▶ **Your instructions**
Starting at the first line of the data, please print exactly those lines through the one that holds "ELLER B-&gt; A)</text>", omitting every picture.
--- --- ---
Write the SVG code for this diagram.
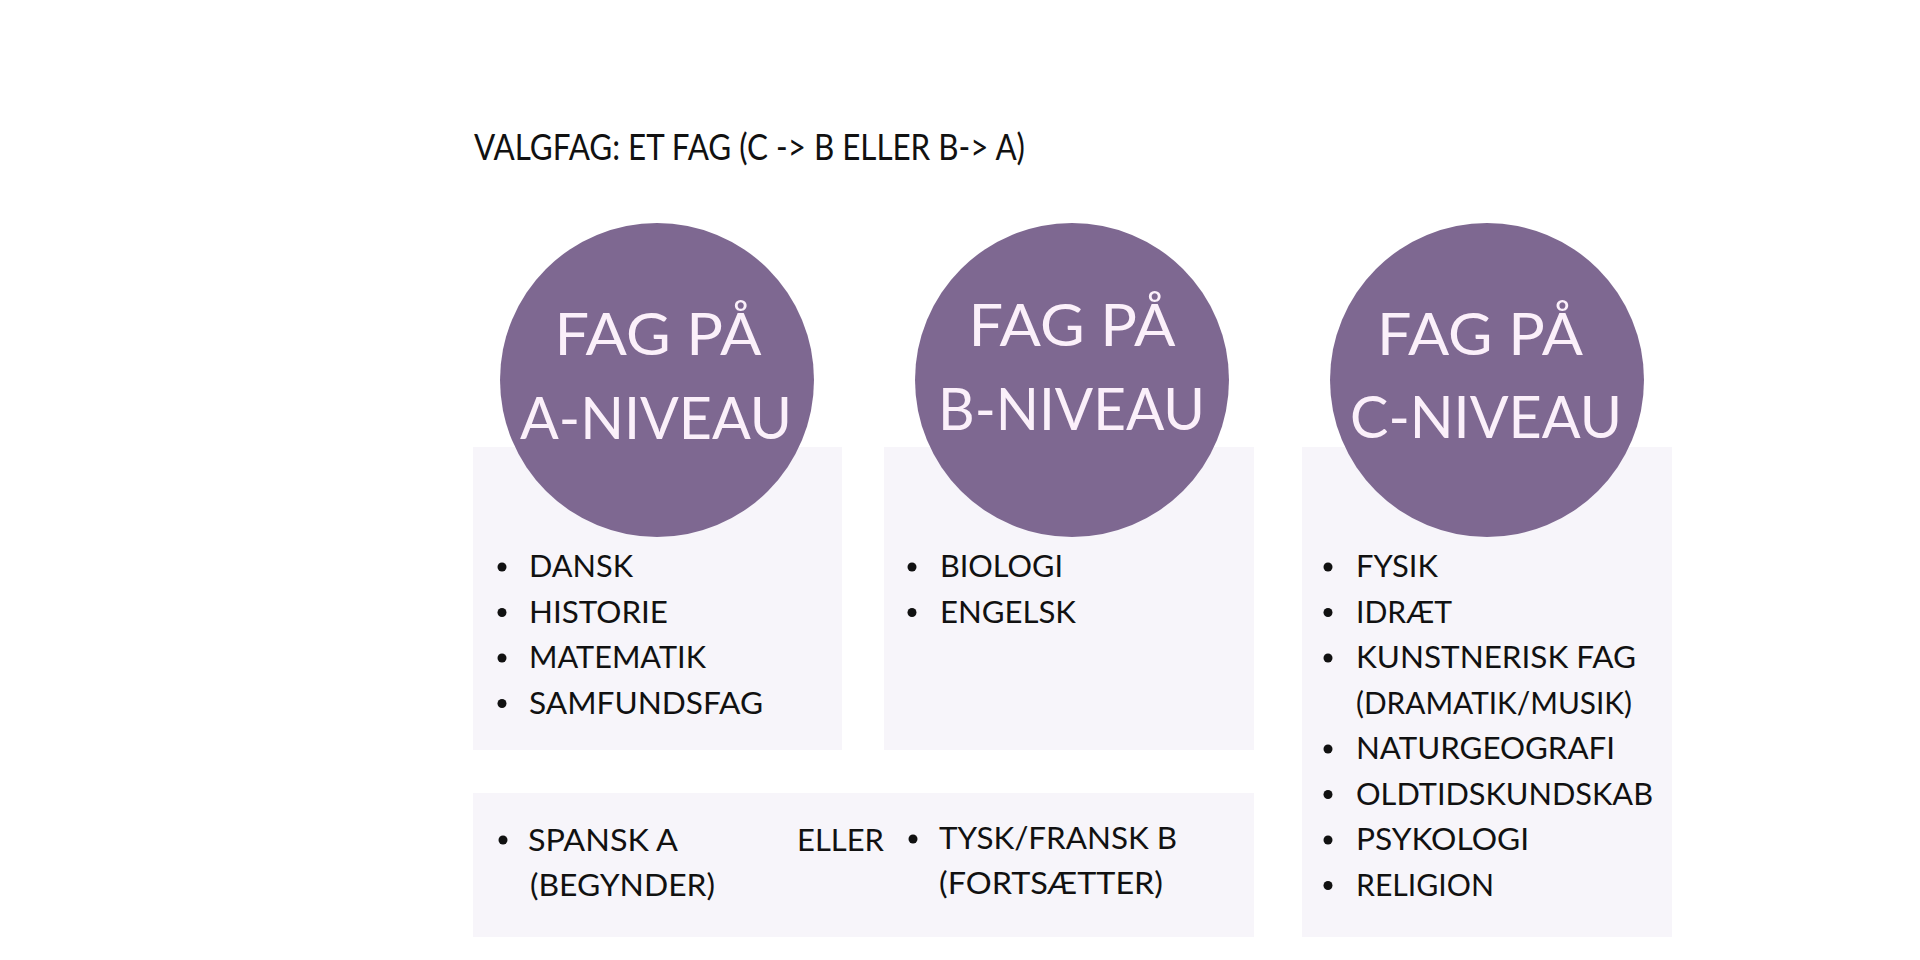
<svg xmlns="http://www.w3.org/2000/svg" width="1920" height="960" viewBox="0 0 1920 960">
<style>
.bg{fill:#ffffff}
.box{fill:#f7f5fa}
.circ{fill:#7e6891}
.ct{font-family:Lato,"Liberation Sans",sans-serif;font-size:58px;fill:#fbf0fa;text-anchor:middle}
.t{font-family:Lato,"Liberation Sans",sans-serif;font-size:30px;fill:#111111}
.title{font-family:Lato,"Liberation Sans",sans-serif;font-size:36px;fill:#111111}
.bul{fill:#111111}
</style>
<rect class="bg" x="0" y="0" width="1920" height="960"/>
<text class="title" x="474" y="160" textLength="551" lengthAdjust="spacingAndGlyphs">VALGFAG: ET FAG (C -&gt; B ELLER B-&gt; A)</text>

<g id="boxA">
<rect class="box" x="473" y="447" width="369" height="303"/>
<circle class="circ" cx="657" cy="380" r="157"/>
<text class="ct" x="658" y="355" textLength="207" lengthAdjust="spacingAndGlyphs">FAG PÅ</text>
<text class="ct" x="656" y="439" textLength="272" lengthAdjust="spacingAndGlyphs">A-NIVEAU</text>
<circle class="bul" cx="502" cy="567" r="4.5"/>
<text class="t" x="529" y="577" textLength="104" lengthAdjust="spacingAndGlyphs">DANSK</text>
<circle class="bul" cx="502" cy="612.5" r="4.5"/>
<text class="t" x="529" y="623" textLength="139" lengthAdjust="spacingAndGlyphs">HISTORIE</text>
<circle class="bul" cx="502" cy="658" r="4.5"/>
<text class="t" x="529" y="668" textLength="177" lengthAdjust="spacingAndGlyphs">MATEMATIK</text>
<circle class="bul" cx="502" cy="703.5" r="4.5"/>
<text class="t" x="529" y="714" textLength="234" lengthAdjust="spacingAndGlyphs">SAMFUNDSFAG</text>
</g>

<g id="boxB">
<rect class="box" x="884" y="447" width="370" height="303"/>
<circle class="circ" cx="1072" cy="380" r="157"/>
<text class="ct" x="1072" y="346" textLength="207" lengthAdjust="spacingAndGlyphs">FAG PÅ</text>
<text class="ct" x="1071.5" y="430" textLength="267" lengthAdjust="spacingAndGlyphs">B-NIVEAU</text>
<circle class="bul" cx="912" cy="567" r="4.5"/>
<text class="t" x="940" y="577" textLength="123" lengthAdjust="spacingAndGlyphs">BIOLOGI</text>
<circle class="bul" cx="912" cy="612.5" r="4.5"/>
<text class="t" x="940" y="623" textLength="136" lengthAdjust="spacingAndGlyphs">ENGELSK</text>
</g>

<g id="boxC">
<rect class="box" x="1302" y="447" width="370" height="490"/>
<circle class="circ" cx="1487" cy="380" r="157"/>
<text class="ct" x="1480" y="355" textLength="206" lengthAdjust="spacingAndGlyphs">FAG PÅ</text>
<text class="ct" x="1486" y="438" textLength="272" lengthAdjust="spacingAndGlyphs">C-NIVEAU</text>
<circle class="bul" cx="1328" cy="567" r="4.5"/>
<text class="t" x="1356" y="577" textLength="82" lengthAdjust="spacingAndGlyphs">FYSIK</text>
<circle class="bul" cx="1328" cy="612.5" r="4.5"/>
<text class="t" x="1356" y="623" textLength="96" lengthAdjust="spacingAndGlyphs">IDRÆT</text>
<circle class="bul" cx="1328" cy="658" r="4.5"/>
<text class="t" x="1356" y="668" textLength="280" lengthAdjust="spacingAndGlyphs">KUNSTNERISK FAG</text>
<text class="t" x="1356" y="714" textLength="276" lengthAdjust="spacingAndGlyphs">(DRAMATIK/MUSIK)</text>
<circle class="bul" cx="1328" cy="749" r="4.5"/>
<text class="t" x="1356" y="759" textLength="259" lengthAdjust="spacingAndGlyphs">NATURGEOGRAFI</text>
<circle class="bul" cx="1328" cy="794.5" r="4.5"/>
<text class="t" x="1356" y="805" textLength="297" lengthAdjust="spacingAndGlyphs">OLDTIDSKUNDSKAB</text>
<circle class="bul" cx="1328" cy="840" r="4.5"/>
<text class="t" x="1356" y="850" textLength="173" lengthAdjust="spacingAndGlyphs">PSYKOLOGI</text>
<circle class="bul" cx="1328" cy="885.5" r="4.5"/>
<text class="t" x="1356" y="896" textLength="138" lengthAdjust="spacingAndGlyphs">RELIGION</text>
</g>

<g id="boxSprog">
<rect class="box" x="473" y="793" width="781" height="144"/>
<circle class="bul" cx="503" cy="840" r="4.5"/>
<text class="t" x="528" y="851" textLength="150" lengthAdjust="spacingAndGlyphs">SPANSK A</text>
<text class="t" x="530" y="896" textLength="185" lengthAdjust="spacingAndGlyphs">(BEGYNDER)</text>
<text class="t" x="797" y="851" textLength="87" lengthAdjust="spacingAndGlyphs">ELLER</text>
<circle class="bul" cx="913" cy="839" r="4.5"/>
<text class="t" x="939" y="849" textLength="238" lengthAdjust="spacingAndGlyphs">TYSK/FRANSK B</text>
<text class="t" x="939" y="894" textLength="224" lengthAdjust="spacingAndGlyphs">(FORTSÆTTER)</text>
</g>

<g id="connectors"/>
</svg>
--- --- ---
▶ **Answer to this task**
Write the SVG code for this diagram.
<svg xmlns="http://www.w3.org/2000/svg" width="1920" height="960" viewBox="0 0 1920 960">
<style>
.bg{fill:#ffffff}
.box{fill:#f7f5fa}
.circ{fill:#7e6891}
.ct{font-family:Lato,"Liberation Sans",sans-serif;font-size:58px;fill:#fbf0fa;text-anchor:middle}
.t{font-family:Lato,"Liberation Sans",sans-serif;font-size:30px;fill:#111111}
.title{font-family:Lato,"Liberation Sans",sans-serif;font-size:36px;fill:#111111}
.bul{fill:#111111}
</style>
<rect class="bg" x="0" y="0" width="1920" height="960"/>
<text class="title" x="474" y="160" textLength="551" lengthAdjust="spacingAndGlyphs">VALGFAG: ET FAG (C -&gt; B ELLER B-&gt; A)</text>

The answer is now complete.